**Objective**
Skip the pictures and extract all of the lines exactly as written.

(begin)

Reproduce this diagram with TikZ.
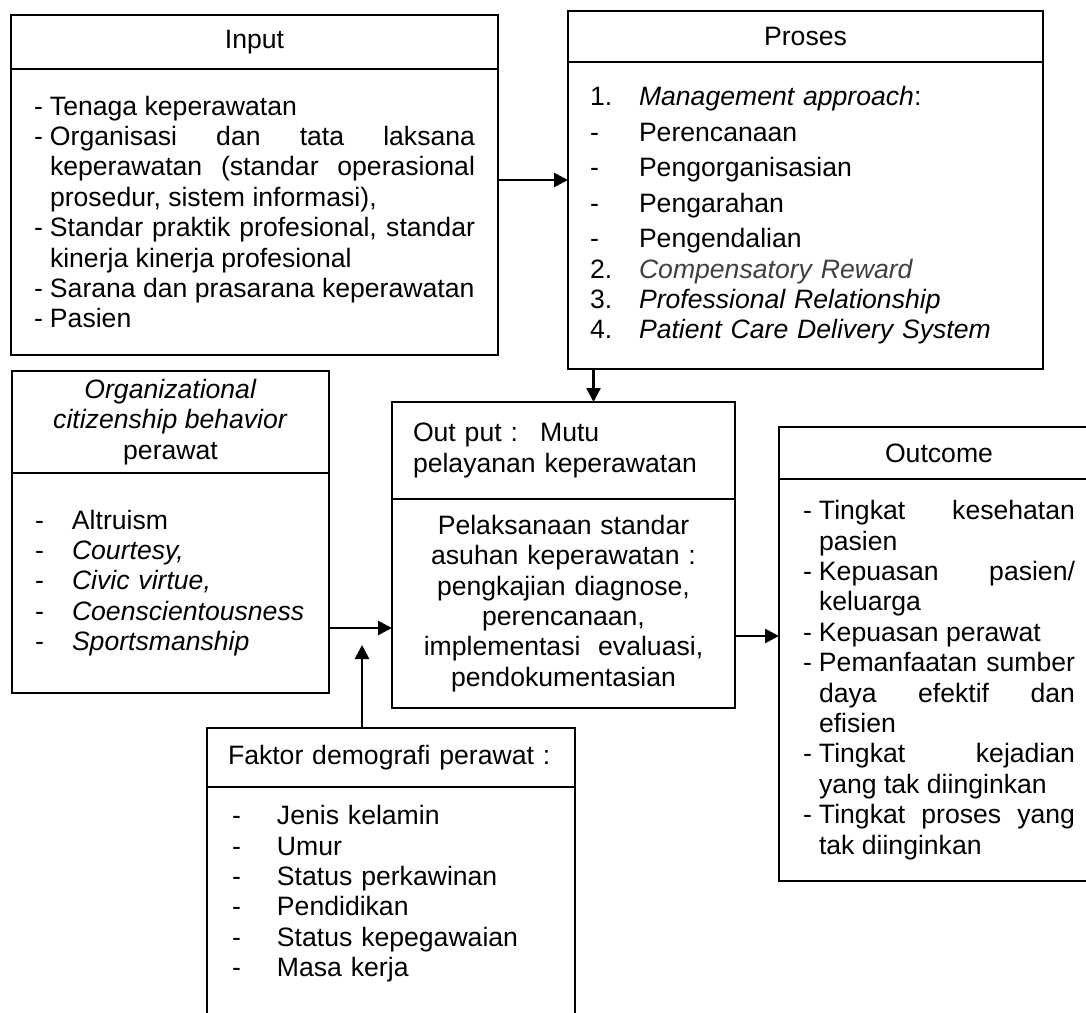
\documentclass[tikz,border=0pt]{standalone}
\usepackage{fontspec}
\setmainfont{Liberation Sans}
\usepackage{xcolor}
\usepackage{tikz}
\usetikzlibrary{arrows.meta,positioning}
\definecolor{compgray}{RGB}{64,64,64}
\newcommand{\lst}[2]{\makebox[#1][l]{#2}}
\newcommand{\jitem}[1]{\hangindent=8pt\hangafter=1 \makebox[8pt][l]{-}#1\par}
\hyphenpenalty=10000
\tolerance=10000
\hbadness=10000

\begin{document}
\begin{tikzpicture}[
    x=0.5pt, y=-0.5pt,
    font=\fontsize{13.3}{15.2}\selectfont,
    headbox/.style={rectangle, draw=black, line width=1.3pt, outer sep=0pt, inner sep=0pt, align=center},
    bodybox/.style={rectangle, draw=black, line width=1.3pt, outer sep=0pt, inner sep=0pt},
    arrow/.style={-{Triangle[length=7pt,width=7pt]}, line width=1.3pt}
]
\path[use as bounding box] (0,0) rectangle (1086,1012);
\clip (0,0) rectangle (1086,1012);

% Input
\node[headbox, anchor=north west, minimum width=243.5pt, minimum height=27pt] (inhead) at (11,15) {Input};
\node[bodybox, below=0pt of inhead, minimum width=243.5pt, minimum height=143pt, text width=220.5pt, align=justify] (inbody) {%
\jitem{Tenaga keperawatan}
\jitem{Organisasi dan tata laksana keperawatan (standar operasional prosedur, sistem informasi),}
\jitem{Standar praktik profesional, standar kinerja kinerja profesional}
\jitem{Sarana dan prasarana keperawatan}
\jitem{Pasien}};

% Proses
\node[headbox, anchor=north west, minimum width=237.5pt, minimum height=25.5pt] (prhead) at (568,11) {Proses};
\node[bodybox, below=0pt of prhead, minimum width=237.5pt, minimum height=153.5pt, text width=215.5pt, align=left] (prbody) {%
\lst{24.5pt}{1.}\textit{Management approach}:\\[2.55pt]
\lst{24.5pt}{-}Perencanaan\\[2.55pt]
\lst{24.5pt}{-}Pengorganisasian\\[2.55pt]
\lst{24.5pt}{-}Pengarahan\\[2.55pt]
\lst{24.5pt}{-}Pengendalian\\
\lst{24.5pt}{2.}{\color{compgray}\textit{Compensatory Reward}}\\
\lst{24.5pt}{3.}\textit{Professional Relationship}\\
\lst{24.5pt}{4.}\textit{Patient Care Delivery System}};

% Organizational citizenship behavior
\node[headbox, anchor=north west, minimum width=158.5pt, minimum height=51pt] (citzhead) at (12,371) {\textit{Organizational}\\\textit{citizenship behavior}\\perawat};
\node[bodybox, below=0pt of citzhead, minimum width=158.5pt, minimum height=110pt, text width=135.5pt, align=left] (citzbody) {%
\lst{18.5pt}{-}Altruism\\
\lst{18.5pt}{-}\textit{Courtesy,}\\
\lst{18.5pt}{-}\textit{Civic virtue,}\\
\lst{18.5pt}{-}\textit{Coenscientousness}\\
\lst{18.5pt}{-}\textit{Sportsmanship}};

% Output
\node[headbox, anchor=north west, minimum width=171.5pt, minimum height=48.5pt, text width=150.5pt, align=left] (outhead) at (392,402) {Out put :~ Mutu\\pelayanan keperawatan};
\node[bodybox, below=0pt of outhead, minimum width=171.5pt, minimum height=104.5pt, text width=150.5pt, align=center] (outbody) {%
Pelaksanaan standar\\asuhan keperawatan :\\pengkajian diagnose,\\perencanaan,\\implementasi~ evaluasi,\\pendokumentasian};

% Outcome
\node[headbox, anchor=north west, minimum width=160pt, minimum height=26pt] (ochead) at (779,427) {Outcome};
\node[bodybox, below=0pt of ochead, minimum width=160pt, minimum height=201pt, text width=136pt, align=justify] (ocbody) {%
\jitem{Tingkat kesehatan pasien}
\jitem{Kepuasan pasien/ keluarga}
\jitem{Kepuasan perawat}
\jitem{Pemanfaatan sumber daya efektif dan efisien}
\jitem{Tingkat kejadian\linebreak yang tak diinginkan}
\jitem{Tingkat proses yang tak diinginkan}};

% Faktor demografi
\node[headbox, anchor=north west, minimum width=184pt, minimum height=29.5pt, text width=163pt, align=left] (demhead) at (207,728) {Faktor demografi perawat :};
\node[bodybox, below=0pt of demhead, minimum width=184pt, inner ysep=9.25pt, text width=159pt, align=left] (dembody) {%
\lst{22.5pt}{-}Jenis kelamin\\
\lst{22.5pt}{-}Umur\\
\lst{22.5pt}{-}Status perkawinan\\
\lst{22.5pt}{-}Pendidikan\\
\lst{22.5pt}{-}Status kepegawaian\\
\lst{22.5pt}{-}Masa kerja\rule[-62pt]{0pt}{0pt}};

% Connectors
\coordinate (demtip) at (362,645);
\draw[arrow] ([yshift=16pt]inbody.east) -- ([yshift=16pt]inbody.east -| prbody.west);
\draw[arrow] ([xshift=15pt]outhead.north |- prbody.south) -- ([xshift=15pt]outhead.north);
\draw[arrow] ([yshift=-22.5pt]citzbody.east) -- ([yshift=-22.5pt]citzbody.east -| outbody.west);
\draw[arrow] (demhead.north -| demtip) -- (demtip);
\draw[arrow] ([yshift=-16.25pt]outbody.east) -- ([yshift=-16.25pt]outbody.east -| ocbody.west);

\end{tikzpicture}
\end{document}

(end)

**Solution to this task**
Reproduce this diagram with TikZ.
\documentclass[tikz,border=0pt]{standalone}
\usepackage{fontspec}
\setmainfont{Liberation Sans}
\usepackage{xcolor}
\usepackage{tikz}
\usetikzlibrary{arrows.meta,positioning}
\definecolor{compgray}{RGB}{64,64,64}
\newcommand{\lst}[2]{\makebox[#1][l]{#2}}
\newcommand{\jitem}[1]{\hangindent=8pt\hangafter=1 \makebox[8pt][l]{-}#1\par}
\hyphenpenalty=10000
\tolerance=10000
\hbadness=10000

\begin{document}
\begin{tikzpicture}[
    x=0.5pt, y=-0.5pt,
    font=\fontsize{13.3}{15.2}\selectfont,
    headbox/.style={rectangle, draw=black, line width=1.3pt, outer sep=0pt, inner sep=0pt, align=center},
    bodybox/.style={rectangle, draw=black, line width=1.3pt, outer sep=0pt, inner sep=0pt},
    arrow/.style={-{Triangle[length=7pt,width=7pt]}, line width=1.3pt}
]
\path[use as bounding box] (0,0) rectangle (1086,1012);
\clip (0,0) rectangle (1086,1012);

% Input
\node[headbox, anchor=north west, minimum width=243.5pt, minimum height=27pt] (inhead) at (11,15) {Input};
\node[bodybox, below=0pt of inhead, minimum width=243.5pt, minimum height=143pt, text width=220.5pt, align=justify] (inbody) {%
\jitem{Tenaga keperawatan}
\jitem{Organisasi dan tata laksana keperawatan (standar operasional prosedur, sistem informasi),}
\jitem{Standar praktik profesional, standar kinerja kinerja profesional}
\jitem{Sarana dan prasarana keperawatan}
\jitem{Pasien}};

% Proses
\node[headbox, anchor=north west, minimum width=237.5pt, minimum height=25.5pt] (prhead) at (568,11) {Proses};
\node[bodybox, below=0pt of prhead, minimum width=237.5pt, minimum height=153.5pt, text width=215.5pt, align=left] (prbody) {%
\lst{24.5pt}{1.}\textit{Management approach}:\\[2.55pt]
\lst{24.5pt}{-}Perencanaan\\[2.55pt]
\lst{24.5pt}{-}Pengorganisasian\\[2.55pt]
\lst{24.5pt}{-}Pengarahan\\[2.55pt]
\lst{24.5pt}{-}Pengendalian\\
\lst{24.5pt}{2.}{\color{compgray}\textit{Compensatory Reward}}\\
\lst{24.5pt}{3.}\textit{Professional Relationship}\\
\lst{24.5pt}{4.}\textit{Patient Care Delivery System}};

% Organizational citizenship behavior
\node[headbox, anchor=north west, minimum width=158.5pt, minimum height=51pt] (citzhead) at (12,371) {\textit{Organizational}\\\textit{citizenship behavior}\\perawat};
\node[bodybox, below=0pt of citzhead, minimum width=158.5pt, minimum height=110pt, text width=135.5pt, align=left] (citzbody) {%
\lst{18.5pt}{-}Altruism\\
\lst{18.5pt}{-}\textit{Courtesy,}\\
\lst{18.5pt}{-}\textit{Civic virtue,}\\
\lst{18.5pt}{-}\textit{Coenscientousness}\\
\lst{18.5pt}{-}\textit{Sportsmanship}};

% Output
\node[headbox, anchor=north west, minimum width=171.5pt, minimum height=48.5pt, text width=150.5pt, align=left] (outhead) at (392,402) {Out put :~ Mutu\\pelayanan keperawatan};
\node[bodybox, below=0pt of outhead, minimum width=171.5pt, minimum height=104.5pt, text width=150.5pt, align=center] (outbody) {%
Pelaksanaan standar\\asuhan keperawatan :\\pengkajian diagnose,\\perencanaan,\\implementasi~ evaluasi,\\pendokumentasian};

% Outcome
\node[headbox, anchor=north west, minimum width=160pt, minimum height=26pt] (ochead) at (779,427) {Outcome};
\node[bodybox, below=0pt of ochead, minimum width=160pt, minimum height=201pt, text width=136pt, align=justify] (ocbody) {%
\jitem{Tingkat kesehatan pasien}
\jitem{Kepuasan pasien/ keluarga}
\jitem{Kepuasan perawat}
\jitem{Pemanfaatan sumber daya efektif dan efisien}
\jitem{Tingkat kejadian\linebreak yang tak diinginkan}
\jitem{Tingkat proses yang tak diinginkan}};

% Faktor demografi
\node[headbox, anchor=north west, minimum width=184pt, minimum height=29.5pt, text width=163pt, align=left] (demhead) at (207,728) {Faktor demografi perawat :};
\node[bodybox, below=0pt of demhead, minimum width=184pt, inner ysep=9.25pt, text width=159pt, align=left] (dembody) {%
\lst{22.5pt}{-}Jenis kelamin\\
\lst{22.5pt}{-}Umur\\
\lst{22.5pt}{-}Status perkawinan\\
\lst{22.5pt}{-}Pendidikan\\
\lst{22.5pt}{-}Status kepegawaian\\
\lst{22.5pt}{-}Masa kerja\rule[-62pt]{0pt}{0pt}};

% Connectors
\coordinate (demtip) at (362,645);
\draw[arrow] ([yshift=16pt]inbody.east) -- ([yshift=16pt]inbody.east -| prbody.west);
\draw[arrow] ([xshift=15pt]outhead.north |- prbody.south) -- ([xshift=15pt]outhead.north);
\draw[arrow] ([yshift=-22.5pt]citzbody.east) -- ([yshift=-22.5pt]citzbody.east -| outbody.west);
\draw[arrow] (demhead.north -| demtip) -- (demtip);
\draw[arrow] ([yshift=-16.25pt]outbody.east) -- ([yshift=-16.25pt]outbody.east -| ocbody.west);

\end{tikzpicture}
\end{document}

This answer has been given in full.